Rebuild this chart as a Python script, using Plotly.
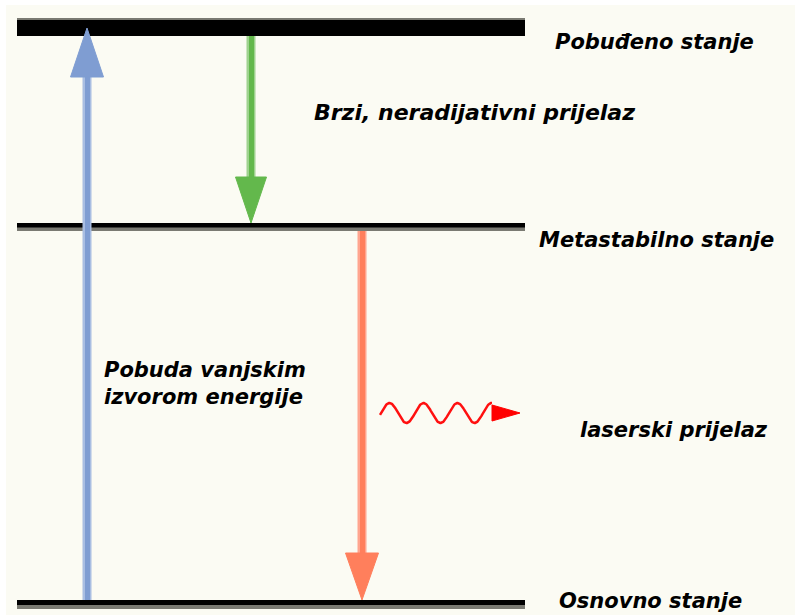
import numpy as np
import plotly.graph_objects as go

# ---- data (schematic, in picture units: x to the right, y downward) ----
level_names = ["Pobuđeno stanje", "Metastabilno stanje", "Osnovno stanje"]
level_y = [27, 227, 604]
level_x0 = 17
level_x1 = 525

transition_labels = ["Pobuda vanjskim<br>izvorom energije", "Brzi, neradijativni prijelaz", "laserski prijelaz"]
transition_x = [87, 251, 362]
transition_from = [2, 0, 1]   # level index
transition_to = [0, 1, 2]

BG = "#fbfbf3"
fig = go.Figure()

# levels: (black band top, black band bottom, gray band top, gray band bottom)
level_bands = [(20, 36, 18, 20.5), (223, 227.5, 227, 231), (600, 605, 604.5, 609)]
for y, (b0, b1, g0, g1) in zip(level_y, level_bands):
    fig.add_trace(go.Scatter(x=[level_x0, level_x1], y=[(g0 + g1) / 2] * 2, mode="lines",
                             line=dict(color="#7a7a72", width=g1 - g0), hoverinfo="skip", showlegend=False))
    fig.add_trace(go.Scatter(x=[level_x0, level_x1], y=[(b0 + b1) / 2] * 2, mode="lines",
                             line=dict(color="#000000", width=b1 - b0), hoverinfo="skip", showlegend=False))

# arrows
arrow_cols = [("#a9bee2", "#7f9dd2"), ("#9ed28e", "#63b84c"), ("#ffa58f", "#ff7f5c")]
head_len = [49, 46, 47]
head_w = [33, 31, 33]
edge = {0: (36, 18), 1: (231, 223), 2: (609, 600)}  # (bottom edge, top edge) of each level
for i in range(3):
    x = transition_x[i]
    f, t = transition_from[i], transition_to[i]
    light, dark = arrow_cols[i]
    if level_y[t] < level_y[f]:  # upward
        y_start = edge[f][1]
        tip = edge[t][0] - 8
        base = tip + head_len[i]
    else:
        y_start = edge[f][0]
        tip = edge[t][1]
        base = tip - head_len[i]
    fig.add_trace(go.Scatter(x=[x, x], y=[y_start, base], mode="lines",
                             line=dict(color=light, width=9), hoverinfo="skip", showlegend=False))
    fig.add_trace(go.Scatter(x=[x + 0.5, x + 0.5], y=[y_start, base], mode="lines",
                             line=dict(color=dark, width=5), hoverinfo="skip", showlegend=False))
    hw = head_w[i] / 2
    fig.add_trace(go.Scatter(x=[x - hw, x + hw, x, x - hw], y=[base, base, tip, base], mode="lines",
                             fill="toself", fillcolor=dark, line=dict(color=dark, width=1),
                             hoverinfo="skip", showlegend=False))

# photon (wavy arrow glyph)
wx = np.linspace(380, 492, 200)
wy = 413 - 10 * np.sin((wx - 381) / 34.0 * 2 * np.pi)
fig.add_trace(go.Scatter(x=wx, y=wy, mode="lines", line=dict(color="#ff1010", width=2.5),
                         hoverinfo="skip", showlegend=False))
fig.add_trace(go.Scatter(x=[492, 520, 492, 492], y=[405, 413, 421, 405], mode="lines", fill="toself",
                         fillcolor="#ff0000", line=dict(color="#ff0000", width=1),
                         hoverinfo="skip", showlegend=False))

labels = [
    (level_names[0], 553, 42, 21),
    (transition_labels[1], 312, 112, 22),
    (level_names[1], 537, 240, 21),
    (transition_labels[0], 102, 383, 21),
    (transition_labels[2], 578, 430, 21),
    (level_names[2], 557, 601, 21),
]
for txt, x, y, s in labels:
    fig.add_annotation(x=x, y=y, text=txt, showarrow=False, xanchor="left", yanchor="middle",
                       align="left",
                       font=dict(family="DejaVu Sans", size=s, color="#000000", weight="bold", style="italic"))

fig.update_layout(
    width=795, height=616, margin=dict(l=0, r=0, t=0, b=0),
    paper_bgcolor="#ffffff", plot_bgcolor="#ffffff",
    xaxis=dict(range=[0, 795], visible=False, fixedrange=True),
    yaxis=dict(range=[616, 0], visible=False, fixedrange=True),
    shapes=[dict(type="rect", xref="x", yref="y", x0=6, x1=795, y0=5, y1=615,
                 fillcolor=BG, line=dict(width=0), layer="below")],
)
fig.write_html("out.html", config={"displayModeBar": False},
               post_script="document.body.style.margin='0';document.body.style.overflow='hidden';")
-- -- --
What is required
Write out an exact copy of the listing, first line through the line containing "level_x1 = 525", with the pictures left out.

Answer to the exercise
Rebuild this chart as a Python script, using Plotly.
import numpy as np
import plotly.graph_objects as go

# ---- data (schematic, in picture units: x to the right, y downward) ----
level_names = ["Pobuđeno stanje", "Metastabilno stanje", "Osnovno stanje"]
level_y = [27, 227, 604]
level_x0 = 17
level_x1 = 525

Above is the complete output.